### EXERCISE
Retype the run of lines that opens with the line containing "Clone this diagram in TikZ." and closes with the line containing "(y2010) at (1223,397)", exactly and inclusively, but skip the pictures.

___ DATA FOR PROCESSING

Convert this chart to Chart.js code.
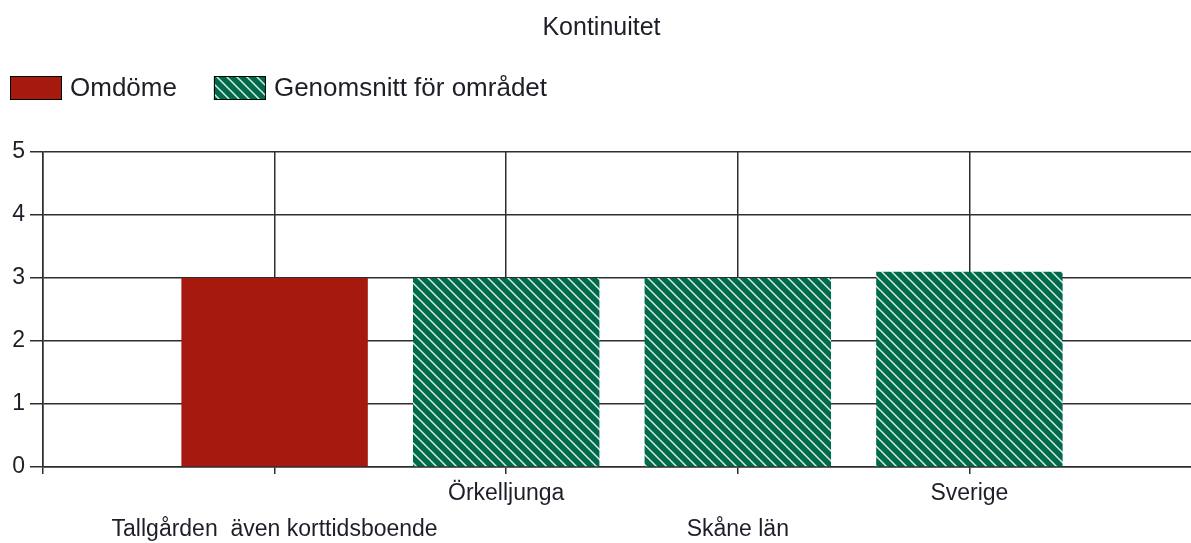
<!DOCTYPE html>
<html>
<head>
<meta charset="utf-8">
<title>Kontinuitet</title>
<script src="https://cdn.jsdelivr.net/npm/chart.js@4.4.1/dist/chart.umd.min.js"></script>
<style>
    html, body { margin: 0; padding: 0; background: #ffffff; overflow: hidden; }
    #wrap { position: relative; width: 1203px; height: 543px; }
</style>
</head>
<body>
<div id="wrap"><canvas id="chart"></canvas></div>
<script>
/* Kontinuitet - bar chart */

const CHART_TITLE = "Kontinuitet";
const categories = ["Tallgården  även korttidsboende", "Örkelljunga", "Skåne län", "Sverige"];
const seriesLabels = ["Omdöme", "Genomsnitt för området"];
const omdomeValues = [3, null, null, null];
const snittValues = [null, 3, 3, 3.1];
const yTicks = [0, 1, 2, 3, 4, 5];

const RED = "#a5190f";
const GREEN = "#006b4b";
const INK = "#1e1e28";
const GRID = "#2e2e2e";
const FONT = "'Liberation Sans', Arial, sans-serif";

const canvas = document.getElementById("chart");
const ctx = canvas.getContext("2d");

function makeHatch(base) {
    const size = 10;
    const tile = document.createElement("canvas");
    tile.width = size;
    tile.height = size;
    const c = tile.getContext("2d");
    c.fillStyle = base;
    c.fillRect(0, 0, size, size);
    c.strokeStyle = "rgba(255, 255, 255, 0.85)";
    c.lineWidth = 1.5;
    c.beginPath();
    c.moveTo(-2, -2);
    c.lineTo(size + 2, size + 2);
    c.moveTo(-2, size - 2);
    c.lineTo(2, size + 2);
    c.moveTo(size - 2, -2);
    c.lineTo(size + 2, 2);
    c.stroke();
    return ctx.createPattern(tile, "repeat");
}

function toPoints(values) {
    return categories.map((name, i) => ({ x: i + 1, y: values[i] }));
}

// legend drawn by hand: boxes at the top left like the original
const boxLegend = {
    id: "boxLegend",
    afterDraw(chart) {
        const c = chart.ctx;
        const top = 76;
        const w = 52;
        const h = 24;
        let x = 10;
        c.save();
        c.font = "26px " + FONT;
        c.textBaseline = "middle";
        chart.data.datasets.forEach((ds) => {
            c.fillStyle = ds.backgroundColor;
            c.fillRect(x, top, w, h);
            c.strokeStyle = "#000000";
            c.lineWidth = 1;
            c.strokeRect(x + 0.5, top + 0.5, w - 1, h - 1);
            c.fillStyle = INK;
            c.fillText(ds.label, x + w + 8, top + h / 2 + 1);
            x += w + 8 + c.measureText(ds.label).width + 37;
        });
        c.restore();
    }
};

Chart.defaults.font.family = FONT;
Chart.defaults.color = INK;

new Chart(canvas, {
    type: "bar",
    data: {
        datasets: [
            {
                label: seriesLabels[0],
                data: toPoints(omdomeValues),
                backgroundColor: RED,
                borderWidth: 0,
                grouped: false,
                barPercentage: 0.805,
                categoryPercentage: 1
            },
            {
                label: seriesLabels[1],
                data: toPoints(snittValues),
                backgroundColor: makeHatch(GREEN),
                borderWidth: 0,
                grouped: false,
                barPercentage: 0.805,
                categoryPercentage: 1
            }
        ]
    },
    options: {
        responsive: true,
        maintainAspectRatio: false,
        animation: false,
        layout: { padding: 0 },
        plugins: {
            legend: { display: false },
            tooltip: { enabled: false },
            title: {
                display: true,
                text: CHART_TITLE,
                color: INK,
                font: { size: 25, weight: "normal" },
                padding: { top: 13, bottom: 109 }
            }
        },
        scales: {
            x: {
                type: "linear",
                min: 0,
                max: 5,
                offset: false,
                grid: { offset: false, color: GRID, lineWidth: 1.5, tickLength: 7 },
                border: { color: GRID, width: 1.5 },
                ticks: {
                    stepSize: 1,
                    autoSkip: false,
                    maxRotation: 0,
                    minRotation: 0,
                    padding: 2,
                    color: INK,
                    font: { size: 23, lineHeight: 36 / 23 },
                    callback: (value) => {
                        const i = value - 1;
                        if (i < 0 || i >= categories.length) return "";
                        return i % 2 === 0 ? ["", categories[i]] : categories[i];
                    }
                },
                afterFit: (scale) => { scale.height = 76; }
            },
            y: {
                min: 0,
                max: 5,
                grid: { color: GRID, lineWidth: 1.5, tickLength: 13 },
                border: { color: GRID, width: 1.5 },
                ticks: {
                    padding: 5,
                    color: INK,
                    font: { size: 23 }
                },
                afterBuildTicks: (scale) => {
                    scale.ticks = yTicks.map((v) => ({ value: v }));
                },
                afterFit: (scale) => { scale.width = 43; }
            }
        }
    },
    plugins: [boxLegend]
});
</script>
</body>
</html>
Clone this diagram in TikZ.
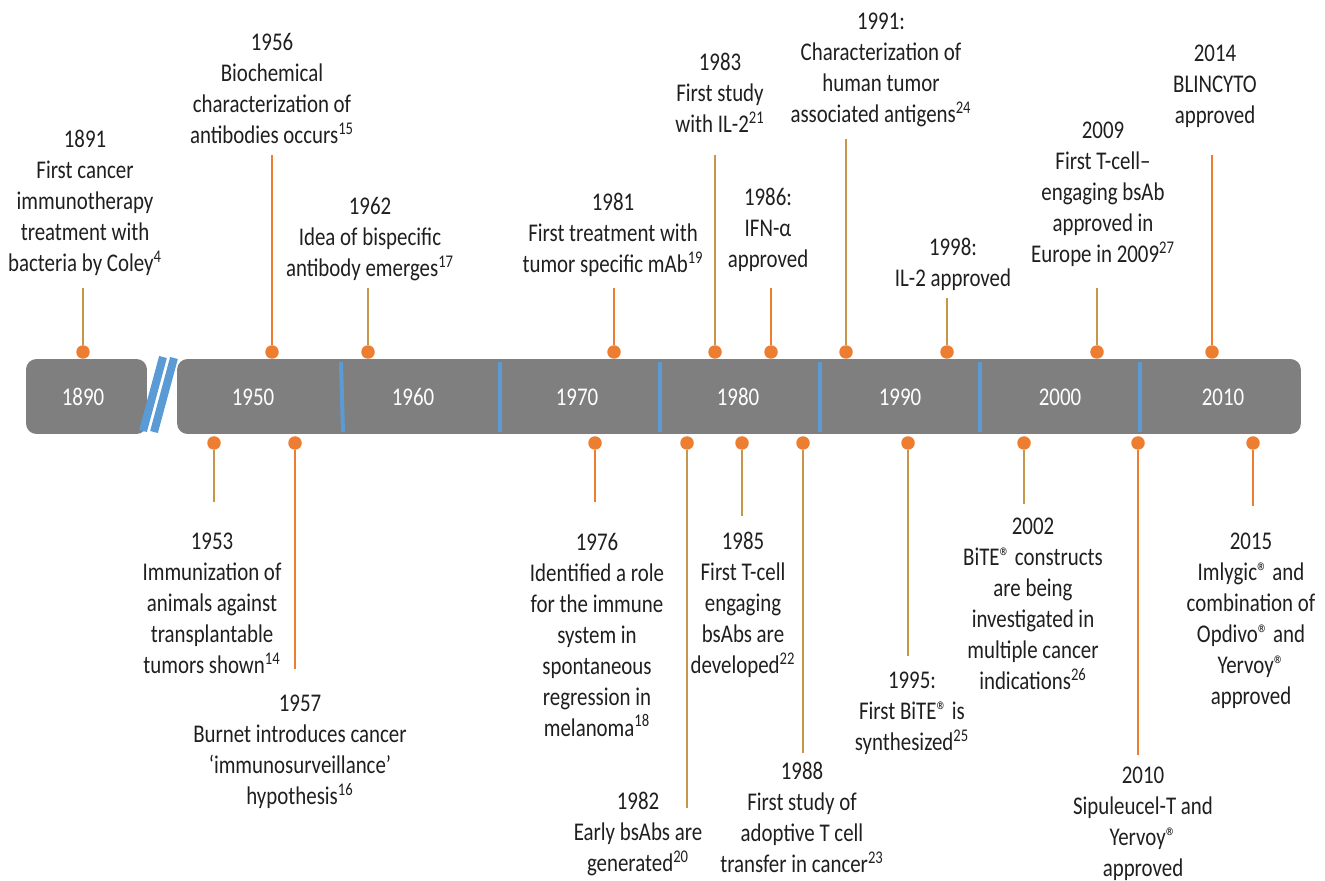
\documentclass[tikz,border=0pt]{standalone}
\usepackage{fontspec}
\setmainfont{Carlito}[FakeStretch=0.82]
\usepackage{xcolor}
\usepackage{tikz}

\definecolor{barGray}{HTML}{7F7F7F}
\definecolor{tickBlue}{HTML}{5B9BD5}
\definecolor{dotOrange}{HTML}{ED7D31}
\definecolor{stemTan}{HTML}{C8964B}
\definecolor{labelGray}{HTML}{1F1F1F}
\newcommand{\eventfont}{\fontsize{14.5}{17.6}\selectfont}

\begin{document}
\begin{tikzpicture}[x=0.02cm, y=-0.02cm,
    bar/.style={rectangle, fill=barGray, rounded corners=6pt, minimum height=1.5cm, inner sep=0pt},
    decade/.style={text=white, font=\eventfont},
    event/.style={align=center, anchor=north, inner sep=0pt, text=labelGray, font=\eventfont},
    dot/.style={circle, fill=dotOrange, inner sep=0pt, minimum size=0.27cm},
    stem/.style={line width=1.1pt, stemTan},
    hotstem/.style={line width=1.1pt, dotOrange},
    divider/.style={line width=0.08cm, tickBlue},
    breakmark/.style={line width=0.16cm, tickBlue}
]
    \useasboundingbox (0,0) rectangle (1325,881);

    % Timeline bar
    \node[bar, minimum width=2.42cm] (bar1890) at (86.5,396.5) {};
    \node[bar, minimum width=22.48cm] (bar) at (739,396.5) {};
    \draw[breakmark] (143,431) -- (163,357);
    \draw[breakmark] (154,432) -- (174,358);

    % Decade dividers
    \draw[divider] (341,362) -- (343,432);
    \draw[divider] (500,362) -- (500,432);
    \draw[divider] (660,362) -- (660,432);
    \draw[divider] (820,362) -- (820,432);
    \draw[divider] (980,362) -- (980,432);
    \draw[divider] (1140,362) -- (1140,432);

    % Decades
    \node[decade] (y1890) at (83,397) {1890};
    \node[decade] (y1950) at (253,397) {1950};
    \node[decade] (y1960) at (413,397) {1960};
    \node[decade] (y1970) at (577,397) {1970};
    \node[decade] (y1980) at (738,397) {1980};
    \node[decade] (y1990) at (900,397) {1990};
    \node[decade] (y2000) at (1060,397) {2000};
    \node[decade] (y2010) at (1223,397) {2010};

    % Events above the bar
    \node[event] (t1891) at (85,130) {1891\\First cancer\\immunotherapy\\treatment with\\bacteria by Coley\textsuperscript{4}};
    \node[event] (t1956) at (272,33) {1956\\Biochemical\\characterization of\\antibodies occurs\textsuperscript{15}};
    \node[event] (t1962) at (370,197) {1962\\Idea of bispecific\\antibody emerges\textsuperscript{17}};
    \node[event] (t1981) at (613,193) {1981\\First treatment with\\tumor specific mAb\textsuperscript{19}};
    \node[event] (t1983) at (720,53) {1983\\First study\\with IL-2\textsuperscript{21}};
    \node[event] (t1986) at (768,188) {1986:\\IFN-α\\approved};
    \node[event] (t1991) at (881,13) {1991:\\Characterization of\\human tumor\\associated antigens\textsuperscript{24}};
    \node[event] (t1998) at (953,238) {1998:\\IL-2 approved};
    \node[event] (t2009) at (1103,122) {2009\\First T-cell–\\engaging bsAb\\approved in\\Europe in 2009\textsuperscript{27}};
    \node[event] (t2014) at (1215,45) {2014\\BLINCYTO\\approved};

    % Events below the bar
    \node[event] (b1953) at (212,533) {1953\\Immunization of\\animals against\\transplantable\\tumors shown\textsuperscript{14}};
    \node[event] (b1957) at (300,695) {1957\\Burnet introduces cancer\\‘immunosurveillance’\\hypothesis\textsuperscript{16}};
    \node[event] (b1976) at (597,533) {1976\\Identified a role\\for the immune\\system in\\spontaneous\\regression in\\melanoma\textsuperscript{18}};
    \node[event] (b1982) at (638,792) {1982\\Early bsAbs are\\generated\textsuperscript{20}};
    \node[event] (b1985) at (743,532) {1985\\First T-cell\\engaging\\bsAbs are\\developed\textsuperscript{22}};
    \node[event] (b1988) at (802,762) {1988\\First study of\\adoptive T cell\\transfer in cancer\textsuperscript{23}};
    \node[event] (b1995) at (912,672) {1995:\\First BiTE® is\\synthesized\textsuperscript{25}};
    \node[event] (b2002) at (1033,518) {2002\\BiTE® constructs\\are being\\investigated in\\multiple cancer\\indications\textsuperscript{26}};
    \node[event] (b2010) at (1143,767) {2010\\Sipuleucel-T and\\Yervoy®\\approved};
    \node[event] (b2015) at (1251,533) {2015\\Imlygic® and\\combination of\\Opdivo® and\\Yervoy®\\approved};

    % Dots on the bar
    \node[dot] (d1891) at (83,352) {};
    \node[dot] (d1956) at (272,352) {};
    \node[dot] (d1962) at (368,352) {};
    \node[dot] (d1981) at (614,352) {};
    \node[dot] (d1983) at (715,352) {};
    \node[dot] (d1986) at (771,352) {};
    \node[dot] (d1991) at (846,352) {};
    \node[dot] (d1998) at (947,352) {};
    \node[dot] (d2009) at (1097,352) {};
    \node[dot] (d2014) at (1212,352) {};
    \node[dot] (d1953) at (214,443) {};
    \node[dot] (d1957) at (295,443) {};
    \node[dot] (d1976) at (595,443) {};
    \node[dot] (d1982) at (687,443) {};
    \node[dot] (d1985) at (742,443) {};
    \node[dot] (d1988) at (803,443) {};
    \node[dot] (d1995) at (908,443) {};
    \node[dot] (d2002) at (1024,443) {};
    \node[dot] (d2010) at (1138,443) {};
    \node[dot] (d2015) at (1253,443) {};

    % Stem ends
    \coordinate (s1891) at (83,288);
    \coordinate (s1956) at (272,155);
    \coordinate (s1962) at (368,288);
    \coordinate (s1981) at (614,288);
    \coordinate (s1983) at (715,155);
    \coordinate (s1986) at (771,288);
    \coordinate (s1991) at (846,139);
    \coordinate (s1998) at (947,298);
    \coordinate (s2009) at (1097,288);
    \coordinate (s2014) at (1212,155);
    \coordinate (s1953) at (214,502);
    \coordinate (s1957) at (295,669);
    \coordinate (s1976) at (595,502);
    \coordinate (s1982) at (687,808);
    \coordinate (s1985) at (742,516);
    \coordinate (s1988) at (803,753);
    \coordinate (s1995) at (908,656);
    \coordinate (s2002) at (1024,504);
    \coordinate (s2010) at (1138,755);
    \coordinate (s2015) at (1253,506);

    % Stems
    \draw[stem] (d1891) -- (s1891);
    \draw[hotstem] (d1956) -- (s1956);
    \draw[stem] (d1962) -- (s1962);
    \draw[hotstem] (d1981) -- (s1981);
    \draw[stem] (d1983) -- (s1983);
    \draw[hotstem] (d1986) -- (s1986);
    \draw[stem] (d1991) -- (s1991);
    \draw[stem] (d1998) -- (s1998);
    \draw[stem] (d2009) -- (s2009);
    \draw[hotstem] (d2014) -- (s2014);
    \draw[stem] (d1953) -- (s1953);
    \draw[hotstem] (d1957) -- (s1957);
    \draw[hotstem] (d1976) -- (s1976);
    \draw[stem] (d1982) -- (s1982);
    \draw[stem] (d1985) -- (s1985);
    \draw[stem] (d1988) -- (s1988);
    \draw[stem] (d1995) -- (s1995);
    \draw[stem] (d2002) -- (s2002);
    \draw[hotstem] (d2010) -- (s2010);
    \draw[hotstem] (d2015) -- (s2015);
\end{tikzpicture}
\end{document}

______

### TASK ANSWER
Clone this diagram in TikZ.
\documentclass[tikz,border=0pt]{standalone}
\usepackage{fontspec}
\setmainfont{Carlito}[FakeStretch=0.82]
\usepackage{xcolor}
\usepackage{tikz}

\definecolor{barGray}{HTML}{7F7F7F}
\definecolor{tickBlue}{HTML}{5B9BD5}
\definecolor{dotOrange}{HTML}{ED7D31}
\definecolor{stemTan}{HTML}{C8964B}
\definecolor{labelGray}{HTML}{1F1F1F}
\newcommand{\eventfont}{\fontsize{14.5}{17.6}\selectfont}

\begin{document}
\begin{tikzpicture}[x=0.02cm, y=-0.02cm,
    bar/.style={rectangle, fill=barGray, rounded corners=6pt, minimum height=1.5cm, inner sep=0pt},
    decade/.style={text=white, font=\eventfont},
    event/.style={align=center, anchor=north, inner sep=0pt, text=labelGray, font=\eventfont},
    dot/.style={circle, fill=dotOrange, inner sep=0pt, minimum size=0.27cm},
    stem/.style={line width=1.1pt, stemTan},
    hotstem/.style={line width=1.1pt, dotOrange},
    divider/.style={line width=0.08cm, tickBlue},
    breakmark/.style={line width=0.16cm, tickBlue}
]
    \useasboundingbox (0,0) rectangle (1325,881);

    % Timeline bar
    \node[bar, minimum width=2.42cm] (bar1890) at (86.5,396.5) {};
    \node[bar, minimum width=22.48cm] (bar) at (739,396.5) {};
    \draw[breakmark] (143,431) -- (163,357);
    \draw[breakmark] (154,432) -- (174,358);

    % Decade dividers
    \draw[divider] (341,362) -- (343,432);
    \draw[divider] (500,362) -- (500,432);
    \draw[divider] (660,362) -- (660,432);
    \draw[divider] (820,362) -- (820,432);
    \draw[divider] (980,362) -- (980,432);
    \draw[divider] (1140,362) -- (1140,432);

    % Decades
    \node[decade] (y1890) at (83,397) {1890};
    \node[decade] (y1950) at (253,397) {1950};
    \node[decade] (y1960) at (413,397) {1960};
    \node[decade] (y1970) at (577,397) {1970};
    \node[decade] (y1980) at (738,397) {1980};
    \node[decade] (y1990) at (900,397) {1990};
    \node[decade] (y2000) at (1060,397) {2000};
    \node[decade] (y2010) at (1223,397) {2010};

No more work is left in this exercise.